After all, the only important game, the championship game, won't be held into one week later on January 8th. Why the one week delay? Apparently, the geniuses behind the BCS ratings system relish this extra week of coverage, whereby every television commentator and analyst will have nothing to do but question the wisdom of the two teams selected for this year's game.
Of course, all of this might change in the future, thanks to Congress. Yes, you read that correctly. While Congress can't seem to find solutions to other problems facing Americans, such as our addiction to foreign oil, our crumbling financial system, or yet another spin-off of the Flavor of Love reality show, it's good to see that they are on top of the BCS dilemna.
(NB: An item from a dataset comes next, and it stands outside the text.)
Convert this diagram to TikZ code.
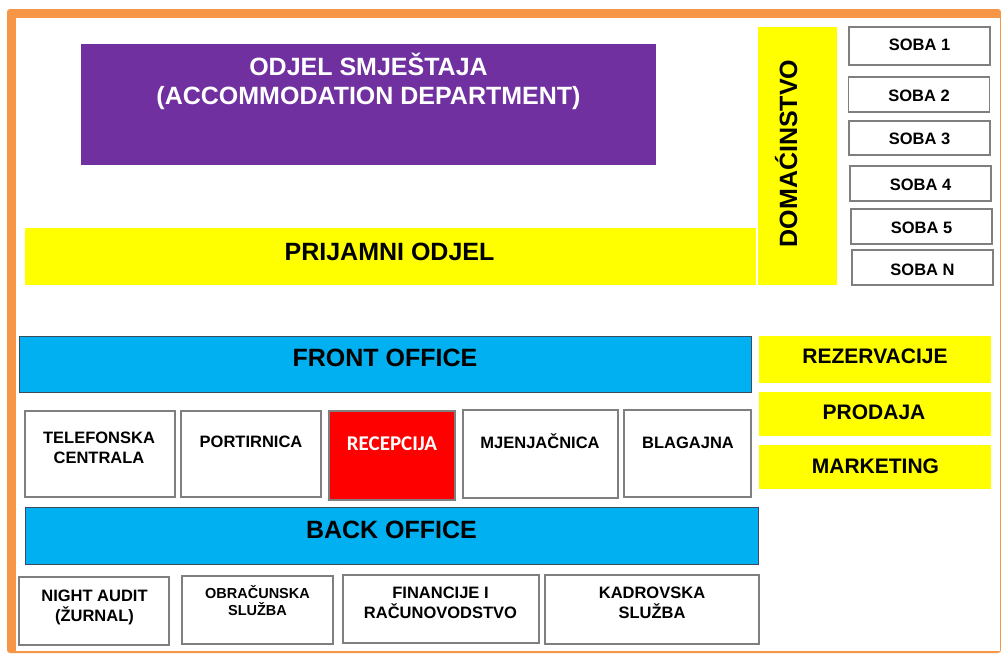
\documentclass[tikz,border=0pt]{standalone}
\usepackage{fontspec}
\setmainfont{Liberation Sans}
\newfontfamily\recfont{Carlito}
\definecolor{frameorange}{HTML}{F79646}
\definecolor{deptpurple}{HTML}{7030A0}
\definecolor{bandyellow}{HTML}{FFFF00}
\definecolor{officeblue}{HTML}{00B0F0}
\definecolor{recred}{HTML}{FF0000}
\definecolor{boxgray}{HTML}{7F7F7F}
\definecolor{officeedge}{HTML}{3B4B5B}
\begin{document}
\begin{tikzpicture}[
  x=1pt, y=-1pt,
  sz/.style 2 args={minimum width=#1pt, minimum height=#2pt, inner sep=0pt},
  unitbox/.style={draw=boxgray, line width=1.2pt, fill=white},
  yellowband/.style={fill=bandyellow},
  officeband/.style={draw=officeedge, line width=1pt, fill=officeblue},
  lbl/.style={font=\bfseries\fontsize{16.5}{20}\selectfont, inner sep=0pt, anchor=base, align=center},
  midlbl/.style={font=\bfseries\fontsize{21}{25}\selectfont, inner sep=0pt, anchor=base, align=center},
  biglbl/.style={font=\bfseries\fontsize{25}{29}\selectfont, inner sep=0pt, anchor=base, align=center}
]
  \useasboundingbox (0,0) rectangle (1001,654);
  % frame
  \fill[frameorange, rounded corners=3pt] (7,9) rectangle (1001,653);
  \fill[white] (16,18) rectangle (1000,651);

  % accommodation department
  \node[sz={575}{121}, fill=deptpurple] (dept) at (368.5,104.5) {};
  \node[biglbl, text=white] (deptT) at (368.5,104) {ODJEL SMJEŠTAJA\\(ACCOMMODATION DEPARTMENT)};

  \node[sz={731}{57}, yellowband] (prijam) at (390.5,256.5) {};
  \node[biglbl] (prijamT) at (389.5,260) {PRIJAMNI ODJEL};

  \node[sz={79}{258}, yellowband] (dom) at (797.5,156) {};
  \node[biglbl, rotate=90] (domT) at (797,153.5) {DOMAĆINSTVO};

  % rooms
  \foreach \i/\xc/\yc/\h/\yb/\t in {1/919.5/46/38/50/1, 2/919/94.5/35/101/2, 3/919.5/138/34/144/3,
      4/920.5/183.5/35/190/4, 5/921.5/226.5/35/233/5, 6/922.5/267.5/35/275/N} {
    \node[sz={141}{\h}, unitbox] (soba\i) at (\xc,\yc) {};
    \node[lbl] (soba\i T) at (\xc,\yb) {SOBA \t};
  }

  % front office
  \node[sz={732}{56}, officeband] (front) at (385,364) {};
  \node[biglbl] (frontT) at (385,366.5) {FRONT OFFICE};

  \node[sz={232}{47}, yellowband] (rez) at (875,359.5) {};
  \node[midlbl] (rezT) at (875,363) {REZERVACIJE};
  \node[sz={232}{44}, yellowband] (prod) at (875,414) {};
  \node[midlbl] (prodT) at (874,419) {PRODAJA};
  \node[sz={232}{44}, yellowband] (mark) at (875,467) {};
  \node[midlbl] (markT) at (875.5,473) {MARKETING};

  \node[sz={150}{86}, unitbox] (tel) at (100,454) {};
  \node[lbl] (telT) at (99,463) {TELEFONSKA\\CENTRALA};
  \node[sz={140}{86}, unitbox] (port) at (251,454) {};
  \node[lbl] (portT) at (251,447) {PORTIRNICA};
  \node[sz={126}{89}, fill=recred, draw=boxgray, line width=1.2pt] (rec) at (392,455.5) {};
  \node[inner sep=0pt, anchor=base, text=white, font=\recfont\bfseries\fontsize{21}{25}\selectfont] (recT) at (392,450) {RECEPCIJA};
  \node[sz={155}{88}, unitbox] (mjen) at (540.5,454) {};
  \node[lbl] (mjenT) at (540,448) {MJENJAČNICA};
  \node[sz={127}{87}, unitbox] (blag) at (687.5,453.5) {};
  \node[lbl] (blagT) at (688,448) {BLAGAJNA};

  % back office
  \node[sz={733}{57}, officeband] (back) at (391.5,535.5) {};
  \node[biglbl] (backT) at (391.5,538) {BACK OFFICE};

  \node[sz={150}{68}, unitbox] (night) at (94,611) {};
  \node[lbl] (nightT) at (94.5,621) {NIGHT AUDIT\\(ŽURNAL)};
  \node[sz={151}{68}, unitbox] (obr) at (257.5,610) {};
  \node[lbl, font=\bfseries\fontsize{14.5}{17}\selectfont] (obrT) at (257.5,615) {OBRAČUNSKA\\SLUŽBA};
  \node[sz={196}{68}, unitbox] (fin) at (441,609) {};
  \node[lbl] (finT) at (440.5,618) {FINANCIJE I\\RAČUNOVODSTVO};
  \node[sz={214}{69}, unitbox] (kad) at (652,609.5) {};
  \node[lbl] (kadT) at (652,618) {KADROVSKA\\SLUŽBA};
\end{tikzpicture}
\end{document}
And no, I'm not kidding!
A proposed bill has been introduced by Texas Rep. Joe Barton, the ranking Republican on ... get this ... the House Energy and Commerce Committee. Apparently, bored with the lack of responsibility in trouble-free areas such as energy and commerce, Barton decided to attack this "pressing issue" for the good of the nation. Of course, by the "good of the nation," I mean the fanatical fans of the Texas Longhorns and the Texas Tech Red Raiders (yes, they are really called the "Red Raiders") who were incensed when conference rival, Oklahoma, received a spot in the BCS Championship game despite having a similar one-loss record (and a head-to-head loss to the Longhorns).
To right this travesty of justice, Barton's bill would make marketing the championship game as such an unfair or deceptive act or practice under the Federal Trade Commission Act, unless the game is the result of a playoff system (or includes at least one team from the "Great State of Texas"). Of course, given the speed with which Congress has acted on our other national challenges, college football fans can expect the first college football playoff to occur sometime around the introduction of the solar-powered automobile, the implementation of universal healthcare, and Sarah Palin's string of 200 straight victories on Jeopardy.
In the meantime, other members of Congress have introduced bills to resolve other common football controversies. For example, the chairperson of the House Ways and Means Committee has introduced a bill that will outlaw the prevent defense in close 4th quarter football games involving Payton Manning. Likewise, the head of the Senate Armed Forces Committee has proposed ending the century-old Army-Navy football rivarly after seven straight wins by the Navy, including a 34-0 drubbing by Navy this December. Finally, it is expected that President Bush's last official act in offense will be a pardon of the head coach of the Detroit Lions. As you know, on Sunday, Detroit became the first city to lose 16-games (and a sitting mayor) in a single season.
And who says that we don't get our money's worth out of our elected officials?